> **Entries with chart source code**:
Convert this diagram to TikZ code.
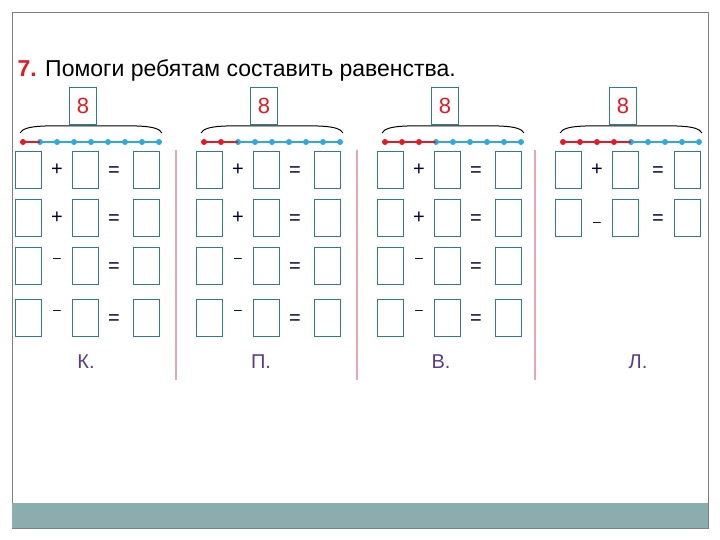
\documentclass[tikz,border=0pt]{standalone}
\usepackage{fontspec}
\setmainfont{Liberation Sans}
\usetikzlibrary{decorations.pathreplacing}
\definecolor{boxc}{HTML}{2E7C8C}
\definecolor{dotb}{HTML}{2FA8DC}
\definecolor{dotr}{HTML}{E01B24}
\definecolor{barc}{HTML}{8AADAD}
\definecolor{lab}{HTML}{5A3D8A}
\definecolor{divc}{HTML}{E6A7B5}
\begin{document}
\begin{tikzpicture}[x=1pt,y=-1pt,
  bx/.style={draw=boxc,line width=0.8pt,minimum width=26pt,minimum height=37pt,inner sep=0pt},
  op/.style={font=\fontsize{20}{20}\selectfont,text=black!80!blue},
  lbl/.style={font=\fontsize{20}{20}\selectfont,text=lab},
  eight/.style={draw=boxc,line width=0.8pt,minimum width=27pt,minimum height=37pt,inner sep=0pt,font=\fontsize{22}{22}\selectfont,text=dotr}]
\useasboundingbox (0,0) rectangle (720,540);
\draw[gray,line width=0.8pt] (12,12) rectangle (708,528);
\fill[barc] (12,503) rectangle (708,528);
\node[anchor=west,font=\fontsize{23}{23}\selectfont] (title) at (14,70) {\textcolor{dotr}{\textbf{7.}} Помоги ребятам составить равенства.};
\foreach \g/\dx/\nr in {1/0/1,2/181/2,3/362/3,4/540/4}{
  \node[eight] (e\g) at (83+\dx,106) {8};
  \draw[line width=1pt] (20+\dx,133) .. controls (25+\dx,124) and (50+\dx,126) .. (91+\dx,126) .. controls (132+\dx,126) and (157+\dx,124) .. (162+\dx,133);
  \foreach \i in {0,...,8}{
    \pgfmathsetmacro\xx{23+\dx+\i*17}
    \ifnum\i<\nr \def\cc{dotr}\else\def\cc{dotb}\fi
    \coordinate (d\g-\i) at (\xx,142);
    \fill[\cc] (d\g-\i) circle (3pt);
  }
  \foreach \i [evaluate=\i as \j using int(\i-1)] in {1,...,8}{
    \ifnum\i<\nr \def\cc{dotr}\else\ifnum\i=\nr \def\cc{dotr}\else\def\cc{dotb}\fi\fi
    \ifnum\i>\nr \def\cc{dotb}\fi
    \draw[\cc,line width=1.2pt] (d\g-\j) -- (d\g-\i);
  }
}
% rows
\foreach \g/\dx/\ops in {1/0/{+,+,-,-},2/181/{+,+,-,-},3/362/{+,+,-,-}}{
  \foreach \o [count=\r] in \ops {
    \pgfmathsetmacro\yy{{0,170,218,266,318}[\r]}
    \node[bx] (a\g\r) at (28+\dx,\yy) {};
    \node[bx] (b\g\r) at (85+\dx,\yy) {};
    \node[bx] (c\g\r) at (146+\dx,\yy) {};
    \ifnum\r<3
      \node[op] (o\g\r) at (57+\dx,\yy) {+};
    \else
      \node[op,font=\fontsize{14}{14}\selectfont] (o\g\r) at (57+\dx,\yy-6) {–};
    \fi
    \node[op] (q\g\r) at (114+\dx,\yy+2) {=};
  }
}
\node[bx] (a41) at (568,170) {};
\node[bx] (b41) at (625,170) {};
\node[bx] (c41) at (687,170) {};
\node[op] (o41) at (597,170) {+};
\node[op] (q41) at (658,172) {=};
\node[bx] (a42) at (568,218) {};
\node[bx] (b42) at (625,218) {};
\node[bx] (c42) at (687,218) {};
\node[op,font=\fontsize{14}{14}\selectfont] (o42) at (597,224) {–};
\node[op] (q42) at (658,220) {=};
\foreach \x in {176,357,535}{\draw[divc,line width=1.2pt] (\x,150) -- (\x,380);}
\node[lbl] (k) at (86,362) {К.};
\node[lbl] (p) at (261,362) {П.};
\node[lbl] (v) at (441,362) {В.};
\node[lbl] (l) at (638,362) {Л.};
\end{tikzpicture}
\end{document}
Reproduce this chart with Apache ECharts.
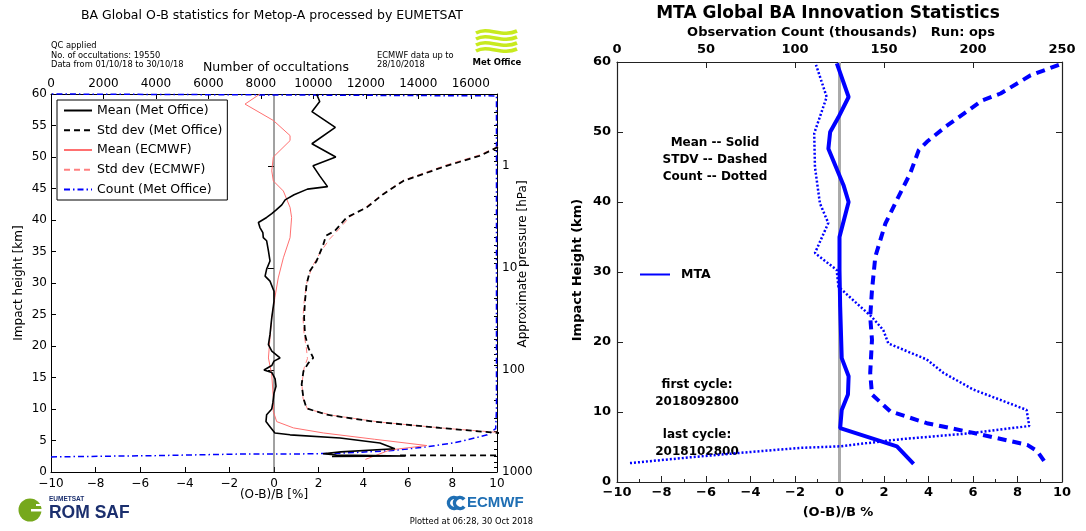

> **Problem to work on**:
Reproduce the entries above exactly. Do not include the images.

> **Written response**:
Convert this diagram to TikZ code.
\documentclass[tikz,border=0pt]{standalone}
\usepackage{fontspec}
\setmainfont{Liberation Sans}
\usetikzlibrary{decorations.pathreplacing}
\definecolor{boxc}{HTML}{2E7C8C}
\definecolor{dotb}{HTML}{2FA8DC}
\definecolor{dotr}{HTML}{E01B24}
\definecolor{barc}{HTML}{8AADAD}
\definecolor{lab}{HTML}{5A3D8A}
\definecolor{divc}{HTML}{E6A7B5}
\begin{document}
\begin{tikzpicture}[x=1pt,y=-1pt,
  bx/.style={draw=boxc,line width=0.8pt,minimum width=26pt,minimum height=37pt,inner sep=0pt},
  op/.style={font=\fontsize{20}{20}\selectfont,text=black!80!blue},
  lbl/.style={font=\fontsize{20}{20}\selectfont,text=lab},
  eight/.style={draw=boxc,line width=0.8pt,minimum width=27pt,minimum height=37pt,inner sep=0pt,font=\fontsize{22}{22}\selectfont,text=dotr}]
\useasboundingbox (0,0) rectangle (720,540);
\draw[gray,line width=0.8pt] (12,12) rectangle (708,528);
\fill[barc] (12,503) rectangle (708,528);
\node[anchor=west,font=\fontsize{23}{23}\selectfont] (title) at (14,70) {\textcolor{dotr}{\textbf{7.}} Помоги ребятам составить равенства.};
\foreach \g/\dx/\nr in {1/0/1,2/181/2,3/362/3,4/540/4}{
  \node[eight] (e\g) at (83+\dx,106) {8};
  \draw[line width=1pt] (20+\dx,133) .. controls (25+\dx,124) and (50+\dx,126) .. (91+\dx,126) .. controls (132+\dx,126) and (157+\dx,124) .. (162+\dx,133);
  \foreach \i in {0,...,8}{
    \pgfmathsetmacro\xx{23+\dx+\i*17}
    \ifnum\i<\nr \def\cc{dotr}\else\def\cc{dotb}\fi
    \coordinate (d\g-\i) at (\xx,142);
    \fill[\cc] (d\g-\i) circle (3pt);
  }
  \foreach \i [evaluate=\i as \j using int(\i-1)] in {1,...,8}{
    \ifnum\i<\nr \def\cc{dotr}\else\ifnum\i=\nr \def\cc{dotr}\else\def\cc{dotb}\fi\fi
    \ifnum\i>\nr \def\cc{dotb}\fi
    \draw[\cc,line width=1.2pt] (d\g-\j) -- (d\g-\i);
  }
}
% rows
\foreach \g/\dx/\ops in {1/0/{+,+,-,-},2/181/{+,+,-,-},3/362/{+,+,-,-}}{
  \foreach \o [count=\r] in \ops {
    \pgfmathsetmacro\yy{{0,170,218,266,318}[\r]}
    \node[bx] (a\g\r) at (28+\dx,\yy) {};
    \node[bx] (b\g\r) at (85+\dx,\yy) {};
    \node[bx] (c\g\r) at (146+\dx,\yy) {};
    \ifnum\r<3
      \node[op] (o\g\r) at (57+\dx,\yy) {+};
    \else
      \node[op,font=\fontsize{14}{14}\selectfont] (o\g\r) at (57+\dx,\yy-6) {–};
    \fi
    \node[op] (q\g\r) at (114+\dx,\yy+2) {=};
  }
}
\node[bx] (a41) at (568,170) {};
\node[bx] (b41) at (625,170) {};
\node[bx] (c41) at (687,170) {};
\node[op] (o41) at (597,170) {+};
\node[op] (q41) at (658,172) {=};
\node[bx] (a42) at (568,218) {};
\node[bx] (b42) at (625,218) {};
\node[bx] (c42) at (687,218) {};
\node[op,font=\fontsize{14}{14}\selectfont] (o42) at (597,224) {–};
\node[op] (q42) at (658,220) {=};
\foreach \x in {176,357,535}{\draw[divc,line width=1.2pt] (\x,150) -- (\x,380);}
\node[lbl] (k) at (86,362) {К.};
\node[lbl] (p) at (261,362) {П.};
\node[lbl] (v) at (441,362) {В.};
\node[lbl] (l) at (638,362) {Л.};
\end{tikzpicture}
\end{document}
Reproduce this chart with Apache ECharts.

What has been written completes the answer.